··· Excerpted data

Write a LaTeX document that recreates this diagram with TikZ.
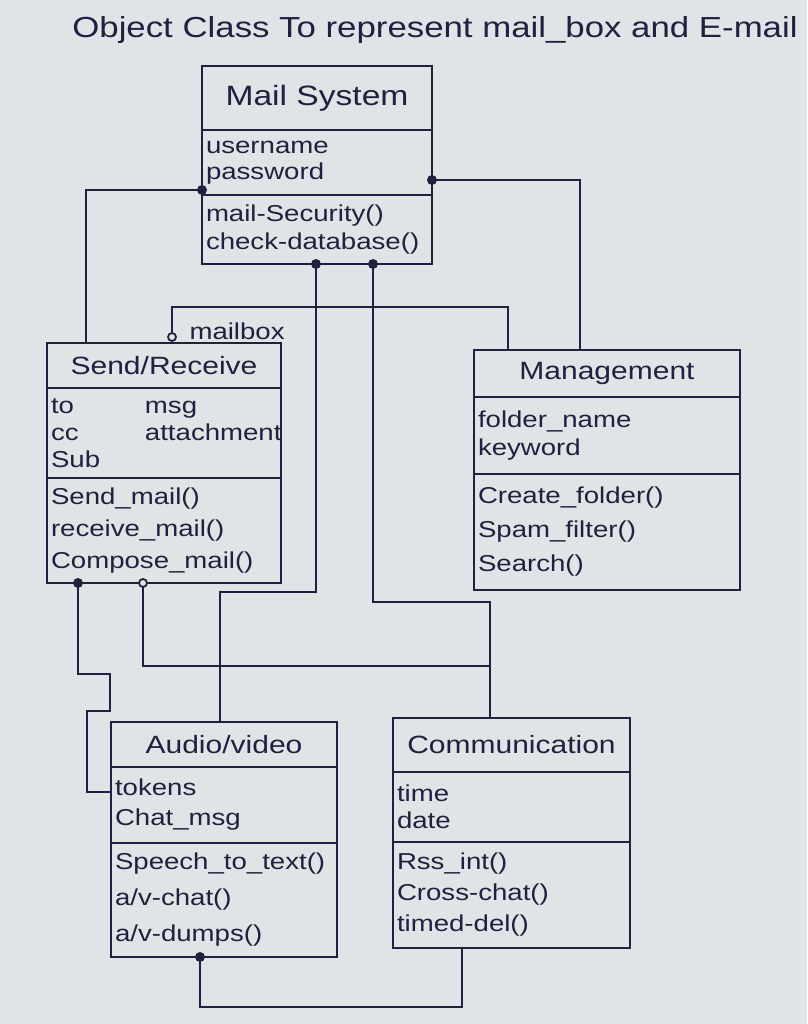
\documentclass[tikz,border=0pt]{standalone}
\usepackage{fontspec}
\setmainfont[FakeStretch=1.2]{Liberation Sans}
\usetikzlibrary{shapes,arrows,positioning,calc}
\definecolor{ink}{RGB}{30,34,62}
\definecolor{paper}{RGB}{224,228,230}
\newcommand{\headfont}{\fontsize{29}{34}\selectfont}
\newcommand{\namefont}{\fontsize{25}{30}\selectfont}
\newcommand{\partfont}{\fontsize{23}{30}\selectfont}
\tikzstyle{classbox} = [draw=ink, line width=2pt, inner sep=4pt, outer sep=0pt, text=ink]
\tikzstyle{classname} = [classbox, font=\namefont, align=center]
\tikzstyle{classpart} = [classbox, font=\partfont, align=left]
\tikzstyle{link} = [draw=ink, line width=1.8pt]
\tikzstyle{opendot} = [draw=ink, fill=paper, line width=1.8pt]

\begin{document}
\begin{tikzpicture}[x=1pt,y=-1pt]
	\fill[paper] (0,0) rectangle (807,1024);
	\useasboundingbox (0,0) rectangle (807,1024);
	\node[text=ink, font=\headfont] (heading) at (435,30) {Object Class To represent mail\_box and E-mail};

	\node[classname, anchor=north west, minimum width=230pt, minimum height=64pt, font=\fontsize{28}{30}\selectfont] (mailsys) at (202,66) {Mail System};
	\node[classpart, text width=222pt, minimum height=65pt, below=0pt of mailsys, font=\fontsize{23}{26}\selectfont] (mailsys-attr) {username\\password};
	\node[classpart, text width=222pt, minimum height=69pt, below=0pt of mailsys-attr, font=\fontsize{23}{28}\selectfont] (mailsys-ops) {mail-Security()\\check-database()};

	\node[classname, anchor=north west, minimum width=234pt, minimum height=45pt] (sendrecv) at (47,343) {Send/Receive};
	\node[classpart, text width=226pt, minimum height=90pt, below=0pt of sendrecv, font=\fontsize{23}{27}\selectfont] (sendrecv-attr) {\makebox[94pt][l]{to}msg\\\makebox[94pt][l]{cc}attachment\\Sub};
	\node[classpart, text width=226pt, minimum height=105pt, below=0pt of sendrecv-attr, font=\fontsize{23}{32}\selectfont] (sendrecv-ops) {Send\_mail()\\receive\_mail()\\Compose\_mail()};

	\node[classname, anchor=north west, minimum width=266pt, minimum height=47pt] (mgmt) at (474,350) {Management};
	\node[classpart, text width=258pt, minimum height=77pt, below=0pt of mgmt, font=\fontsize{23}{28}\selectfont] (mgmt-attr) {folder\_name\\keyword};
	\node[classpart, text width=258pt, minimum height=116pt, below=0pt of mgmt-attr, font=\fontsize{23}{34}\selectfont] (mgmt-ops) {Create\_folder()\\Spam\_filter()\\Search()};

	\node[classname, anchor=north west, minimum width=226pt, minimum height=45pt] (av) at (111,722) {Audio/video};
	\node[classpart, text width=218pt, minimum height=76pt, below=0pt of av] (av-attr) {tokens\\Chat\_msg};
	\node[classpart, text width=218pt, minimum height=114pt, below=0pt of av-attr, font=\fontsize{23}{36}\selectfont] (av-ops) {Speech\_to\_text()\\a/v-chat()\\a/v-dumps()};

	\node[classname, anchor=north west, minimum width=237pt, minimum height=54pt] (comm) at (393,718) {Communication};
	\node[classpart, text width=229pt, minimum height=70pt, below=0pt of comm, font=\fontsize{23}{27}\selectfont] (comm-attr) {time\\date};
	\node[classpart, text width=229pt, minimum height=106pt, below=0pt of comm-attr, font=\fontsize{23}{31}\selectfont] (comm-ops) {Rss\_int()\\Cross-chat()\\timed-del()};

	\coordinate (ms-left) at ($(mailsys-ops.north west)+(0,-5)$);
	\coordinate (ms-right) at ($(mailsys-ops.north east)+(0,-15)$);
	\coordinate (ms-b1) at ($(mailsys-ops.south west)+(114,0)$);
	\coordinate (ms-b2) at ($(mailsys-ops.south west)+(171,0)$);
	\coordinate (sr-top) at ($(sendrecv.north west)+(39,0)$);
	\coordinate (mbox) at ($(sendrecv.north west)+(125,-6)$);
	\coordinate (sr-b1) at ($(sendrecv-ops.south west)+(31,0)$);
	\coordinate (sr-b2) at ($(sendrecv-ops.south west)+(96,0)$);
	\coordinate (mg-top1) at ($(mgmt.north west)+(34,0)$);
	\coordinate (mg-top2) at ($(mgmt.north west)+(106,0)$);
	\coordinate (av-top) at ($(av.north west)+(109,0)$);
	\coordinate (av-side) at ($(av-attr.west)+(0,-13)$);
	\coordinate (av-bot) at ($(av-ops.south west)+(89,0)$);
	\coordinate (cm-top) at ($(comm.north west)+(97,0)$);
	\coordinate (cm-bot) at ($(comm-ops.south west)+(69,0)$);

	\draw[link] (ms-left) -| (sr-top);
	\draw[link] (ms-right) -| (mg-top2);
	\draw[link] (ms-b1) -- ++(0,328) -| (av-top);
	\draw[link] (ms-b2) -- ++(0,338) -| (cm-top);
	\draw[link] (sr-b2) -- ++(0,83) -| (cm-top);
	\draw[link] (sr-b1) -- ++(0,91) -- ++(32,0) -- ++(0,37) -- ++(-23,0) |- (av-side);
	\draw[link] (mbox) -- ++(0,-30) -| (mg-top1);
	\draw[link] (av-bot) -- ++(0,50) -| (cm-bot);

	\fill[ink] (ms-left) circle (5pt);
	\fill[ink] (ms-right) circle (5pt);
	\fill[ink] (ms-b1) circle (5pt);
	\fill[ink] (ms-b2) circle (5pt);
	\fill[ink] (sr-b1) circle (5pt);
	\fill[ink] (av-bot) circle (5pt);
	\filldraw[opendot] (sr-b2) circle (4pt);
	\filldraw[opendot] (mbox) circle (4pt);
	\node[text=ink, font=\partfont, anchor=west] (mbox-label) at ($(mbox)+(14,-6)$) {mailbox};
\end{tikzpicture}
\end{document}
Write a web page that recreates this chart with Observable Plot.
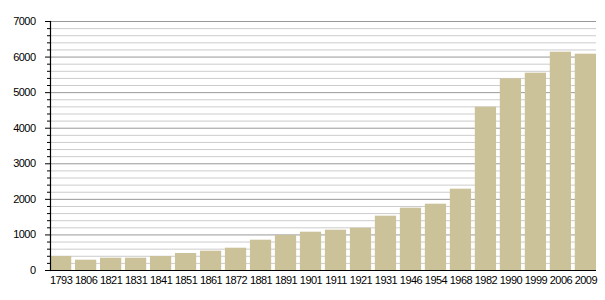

······

**Exercise**
Omit the pictures, then repeat exactly each line from the beginning of the listing through the line with "minimum height=105pt, below=0pt".

**Exercise response**
Write a LaTeX document that recreates this diagram with TikZ.
\documentclass[tikz,border=0pt]{standalone}
\usepackage{fontspec}
\setmainfont[FakeStretch=1.2]{Liberation Sans}
\usetikzlibrary{shapes,arrows,positioning,calc}
\definecolor{ink}{RGB}{30,34,62}
\definecolor{paper}{RGB}{224,228,230}
\newcommand{\headfont}{\fontsize{29}{34}\selectfont}
\newcommand{\namefont}{\fontsize{25}{30}\selectfont}
\newcommand{\partfont}{\fontsize{23}{30}\selectfont}
\tikzstyle{classbox} = [draw=ink, line width=2pt, inner sep=4pt, outer sep=0pt, text=ink]
\tikzstyle{classname} = [classbox, font=\namefont, align=center]
\tikzstyle{classpart} = [classbox, font=\partfont, align=left]
\tikzstyle{link} = [draw=ink, line width=1.8pt]
\tikzstyle{opendot} = [draw=ink, fill=paper, line width=1.8pt]

\begin{document}
\begin{tikzpicture}[x=1pt,y=-1pt]
	\fill[paper] (0,0) rectangle (807,1024);
	\useasboundingbox (0,0) rectangle (807,1024);
	\node[text=ink, font=\headfont] (heading) at (435,30) {Object Class To represent mail\_box and E-mail};

	\node[classname, anchor=north west, minimum width=230pt, minimum height=64pt, font=\fontsize{28}{30}\selectfont] (mailsys) at (202,66) {Mail System};
	\node[classpart, text width=222pt, minimum height=65pt, below=0pt of mailsys, font=\fontsize{23}{26}\selectfont] (mailsys-attr) {username\\password};
	\node[classpart, text width=222pt, minimum height=69pt, below=0pt of mailsys-attr, font=\fontsize{23}{28}\selectfont] (mailsys-ops) {mail-Security()\\check-database()};

	\node[classname, anchor=north west, minimum width=234pt, minimum height=45pt] (sendrecv) at (47,343) {Send/Receive};
	\node[classpart, text width=226pt, minimum height=90pt, below=0pt of sendrecv, font=\fontsize{23}{27}\selectfont] (sendrecv-attr) {\makebox[94pt][l]{to}msg\\\makebox[94pt][l]{cc}attachment\\Sub};
	\node[classpart, text width=226pt, minimum height=105pt, below=0pt of sendrecv-attr, font=\fontsize{23}{32}\selectfont] (sendrecv-ops) {Send\_mail()\\receive\_mail()\\Compose\_mail()};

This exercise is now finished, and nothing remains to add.